Some records
<<<<

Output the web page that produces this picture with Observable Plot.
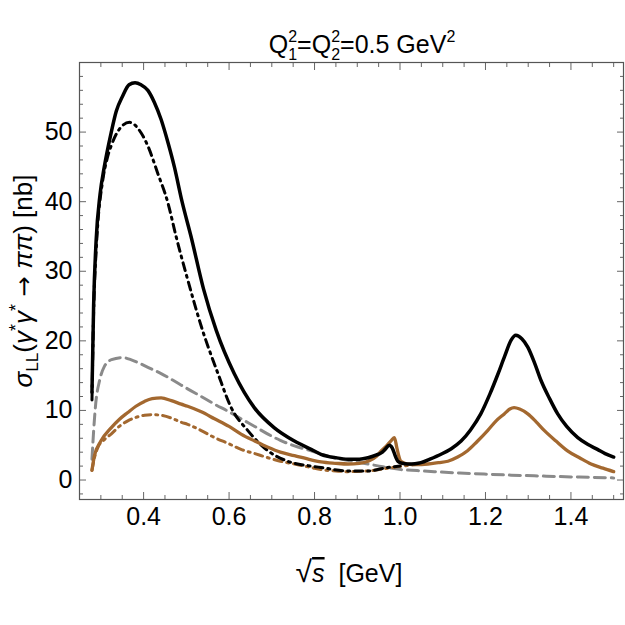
<!DOCTYPE html>
<html>
<head>
<meta charset="utf-8">
<script src="https://cdn.jsdelivr.net/npm/d3@7"></script>
<script src="https://cdn.jsdelivr.net/npm/@observablehq/plot@0.6"></script>
<style>
  body { margin: 0; background: #fff; }
  #chart svg { display: block; }
</style>
</head>
<body>
<div id="chart"></div>
<script>
// Cross sections [nb] versus sqrt(s) [GeV], pairs of [sqrt(s), sigma]
const totalFull = [
  [0.2792, 12.6], [0.283, 25], [0.289, 34.5], [0.298, 41], [0.308, 45], [0.324, 49.9],
  [0.336, 53], [0.351, 55.2], [0.366, 56.8], [0.38, 57.1], [0.394, 56.8], [0.41, 56.0],
  [0.425, 54.3], [0.441, 51.8], [0.457, 48.5], [0.472, 45], [0.49, 40], [0.511, 35],
  [0.54, 27.5], [0.57, 21.5], [0.612, 15.3], [0.659, 10.4], [0.706, 7.5], [0.753, 5.6],
  [0.792, 4.4], [0.815, 3.7], [0.85, 3.2], [0.878, 3.0], [0.905, 3.0], [0.925, 3.2],
  [0.945, 3.6], [0.956, 3.9], [0.965, 4.4], [0.975, 5.0], [0.982, 4.6], [0.99, 3.3],
  [0.995, 2.7], [1.005, 2.4], [1.018, 2.3], [1.035, 2.35], [1.049, 2.5], [1.07, 3.0],
  [1.096, 3.7], [1.12, 4.5], [1.143, 5.6], [1.165, 7.2], [1.189, 9.5], [1.21, 12.3],
  [1.229, 15.2], [1.245, 17.8], [1.26, 20.1], [1.271, 20.8], [1.285, 20.3], [1.299, 19.1],
  [1.315, 16.8], [1.33, 14.3], [1.35, 11.7], [1.369, 9.5], [1.39, 7.7], [1.416, 6.1],
  [1.44, 5.1], [1.462, 4.4], [1.48, 3.8], [1.5, 3.3]
];
const totalSWave = [
  [0.2792, 11.5], [0.283, 24], [0.289, 33], [0.293, 37], [0.303, 42.5], [0.316, 46.5],
  [0.324, 48], [0.343, 50.4], [0.367, 51.4], [0.38, 51.0], [0.394, 49.9], [0.41, 48],
  [0.433, 44.1], [0.457, 39.8], [0.476, 35], [0.5, 29.5], [0.538, 21.5], [0.574, 15.3],
  [0.605, 10.4], [0.644, 7.1], [0.691, 4.2], [0.737, 2.7], [0.792, 2.0], [0.815, 1.8],
  [0.878, 1.3], [0.925, 1.3], [0.971, 1.8], [1.0, 2.0]
];
const bornPion = [
  [0.2792, 3.0], [0.283, 7], [0.288, 11], [0.297, 14.3], [0.308, 16.3], [0.325, 17.3],
  [0.351, 17.6], [0.37, 17.3], [0.386, 16.9], [0.41, 16.2], [0.441, 15.3], [0.47, 14.3],
  [0.503, 13.1], [0.535, 12.0], [0.566, 10.9], [0.6, 9.8], [0.628, 8.8], [0.66, 7.7],
  [0.691, 6.6], [0.72, 5.7], [0.753, 4.9], [0.792, 4.2], [0.846, 3.2], [0.88, 2.8],
  [0.925, 2.3], [0.96, 1.9], [1.002, 1.5], [1.04, 1.35], [1.08, 1.2], [1.14, 1.0],
  [1.197, 0.85], [1.26, 0.7], [1.314, 0.6], [1.4, 0.45], [1.5, 0.3]
];
const neutralFull = [
  [0.2792, 1.4], [0.285, 3.5], [0.3, 5.6], [0.324, 7.5], [0.343, 8.7], [0.363, 9.7],
  [0.382, 10.6], [0.402, 11.3], [0.42, 11.7], [0.441, 11.8], [0.465, 11.4], [0.488, 10.9],
  [0.503, 10.6], [0.535, 9.8], [0.566, 8.8], [0.6, 7.7], [0.628, 6.6], [0.66, 5.6],
  [0.691, 4.7], [0.72, 4.0], [0.753, 3.5], [0.792, 2.9], [0.815, 2.6], [0.85, 2.4],
  [0.878, 2.3], [0.905, 2.4], [0.925, 2.7], [0.945, 3.4], [0.956, 4.2], [0.97, 5.0],
  [0.98, 5.7], [0.987, 6.1], [0.993, 4.5], [1.002, 2.7], [1.018, 2.3], [1.04, 2.2],
  [1.065, 2.3], [1.09, 2.5], [1.112, 2.7], [1.135, 3.3], [1.158, 4.2], [1.18, 5.5],
  [1.205, 7.1], [1.225, 8.5], [1.244, 9.5], [1.257, 10.2], [1.267, 10.4], [1.28, 10.2],
  [1.299, 9.5], [1.318, 8.4], [1.338, 7.1], [1.365, 5.6], [1.392, 4.2], [1.42, 3.2],
  [1.447, 2.3], [1.475, 1.7], [1.5, 1.2]
];
const neutralSWave = [
  [0.2792, 1.4], [0.285, 3.2], [0.293, 4.7], [0.308, 5.8], [0.324, 6.6], [0.343, 7.7],
  [0.363, 8.5], [0.382, 9.0], [0.402, 9.3], [0.42, 9.4], [0.441, 9.3], [0.465, 8.9],
  [0.488, 8.3], [0.503, 8.0], [0.535, 7.1], [0.566, 6.1], [0.6, 5.2], [0.628, 4.4],
  [0.66, 3.8], [0.691, 3.2], [0.72, 2.7], [0.753, 2.3], [0.792, 1.8], [0.815, 1.5],
  [0.85, 1.3], [0.878, 1.2], [0.925, 1.3], [0.971, 1.7], [1.018, 2.1], [1.05, 2.3]
];

// Axis ticks
const xMajor = [0.4, 0.6, 0.8, 1.0, 1.2, 1.4];
const xMinor = [0.3, 0.35, 0.45, 0.5, 0.55, 0.65, 0.7, 0.75, 0.85, 0.9, 0.95,
                1.05, 1.1, 1.15, 1.25, 1.3, 1.35, 1.45, 1.5];
const yMajor = [0, 10, 20, 30, 40, 50];
const yMinor = [-2, 2, 4, 6, 8, 12, 14, 16, 18, 22, 24, 26, 28, 32, 34, 36, 38,
                42, 44, 46, 48, 52, 54, 56, 58];

const brown = "#a3682f";
const gray = "#8a8a8a";
const tickColor = "#666";
const fontFamily = "'Liberation Sans', Arial, sans-serif";
const fontSize = 25;
const dotDash = "8,5,2,5";

const px = d => d[0], py = d => d[1];
const curve = "monotone-x";

const inwardTicks = (axis, anchor, major, minor) => [
  axis(major, {anchor, tickSize: -7, text: null, label: null, stroke: tickColor}),
  axis(minor, {anchor, tickSize: -4, text: null, label: null, stroke: tickColor})
];

const plot = Plot.plot({
  width: 625,
  height: 625,
  marginLeft: 79,
  marginRight: 2,
  marginTop: 62,
  marginBottom: 126,
  style: {fontFamily, color: "#000", background: "#fff"},
  x: {domain: [0.25, 1.523]},
  y: {domain: [-2.8, 60]},
  marks: [
    ...inwardTicks(Plot.axisX, "bottom", xMajor, xMinor),
    ...inwardTicks(Plot.axisX, "top", xMajor, xMinor),
    ...inwardTicks(Plot.axisY, "left", yMajor, yMinor),
    ...inwardTicks(Plot.axisY, "right", yMajor, yMinor),
    Plot.axisX(xMajor, {anchor: "bottom", tickSize: 0, tickPadding: 8, label: null,
      fontSize, tickFormat: d => d.toFixed(1)}),
    Plot.axisY(yMajor, {anchor: "left", tickSize: 0, tickPadding: 7, label: null,
      fontSize, tickFormat: d => String(d)}),
    Plot.line(bornPion, {x: px, y: py, stroke: gray, strokeWidth: 3,
      strokeDasharray: "11,6", curve}),
    Plot.line(neutralSWave, {x: px, y: py, stroke: brown, strokeWidth: 3,
      strokeDasharray: dotDash, curve}),
    Plot.line(totalSWave, {x: px, y: py, stroke: "#000", strokeWidth: 3,
      strokeDasharray: dotDash, curve}),
    Plot.line(neutralFull, {x: px, y: py, stroke: brown, strokeWidth: 3.3, curve}),
    Plot.line(totalFull, {x: px, y: py, stroke: "#000", strokeWidth: 3.5, curve}),
    Plot.frame({stroke: "#555", strokeWidth: 1.2})
  ]
});

document.getElementById("chart").appendChild(plot);

const svg = d3.select(plot);

// Title: Q_1^2 = Q_2^2 = 0.5 GeV^2 with stacked scripts
const title = svg.append("text")
  .attr("x", 362).attr("y", 53)
  .attr("text-anchor", "middle")
  .attr("font-family", fontFamily)
  .attr("font-size", fontSize)
  .attr("fill", "#000");
const scripted = (sup, sub) => {
  title.append("tspan").text("Q");
  title.append("tspan").attr("font-size", 16).attr("dy", -11).text(sup);
  title.append("tspan").attr("font-size", 16).attr("dx", -8.9).attr("dy", 18).text(sub);
};
scripted("2", "1");
title.append("tspan").attr("dy", -7).text("=");
scripted("2", "2");
title.append("tspan").attr("dy", -7).text("=0.5 GeV");
title.append("tspan").attr("font-size", 16).attr("dy", -11).text("2");

// Y axis label: sigma_LL(gamma* gamma* -> pi pi) [nb]
const ylab = svg.append("text")
  .attr("transform", "translate(32,281) rotate(-90)")
  .attr("text-anchor", "middle")
  .attr("font-family", fontFamily)
  .attr("font-size", 26)
  .attr("fill", "#000");
ylab.append("tspan").attr("font-style", "italic").text("σ");
ylab.append("tspan").attr("font-size", 17).attr("dy", 6).text("LL");
ylab.append("tspan").attr("dy", -6).text("(");
ylab.append("tspan").attr("font-style", "italic").text("γ");
ylab.append("tspan").attr("font-size", 18).attr("dy", -10).text("*");
ylab.append("tspan").attr("font-style", "italic").attr("dy", 10).text("γ");
ylab.append("tspan").attr("font-size", 18).attr("dy", -10).text("*");
ylab.append("tspan").attr("dy", 10).attr("font-family", "'DejaVu Sans', sans-serif")
  .attr("font-size", 24).text(" → ");
ylab.append("tspan").attr("font-style", "italic").text("ππ");
ylab.append("tspan").text(") [nb]");

// X axis label: sqrt(s) [GeV]
const xlab = svg.append("text")
  .attr("x", 349).attr("y", 582)
  .attr("text-anchor", "middle")
  .attr("font-family", fontFamily)
  .attr("font-size", fontSize)
  .attr("fill", "#000")
  .attr("xml:space", "preserve");
xlab.append("tspan").attr("font-size", 30).text("√");
xlab.append("tspan").attr("font-style", "italic")
  .style("text-decoration", "overline").text("s");
xlab.append("tspan").text("  [GeV]");
</script>
</body>
</html>
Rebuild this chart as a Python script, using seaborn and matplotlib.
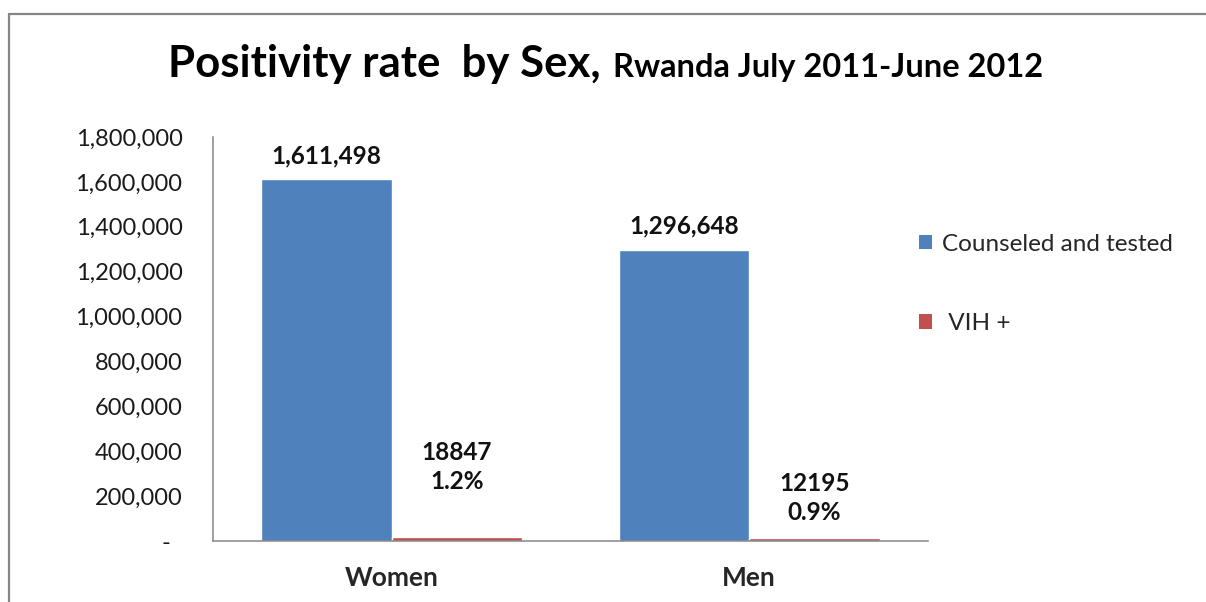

>>>>

__Stated goal__
What is the number of lines in the listing above that contain the string "chart"? Give only the number.

__Exercise output__
4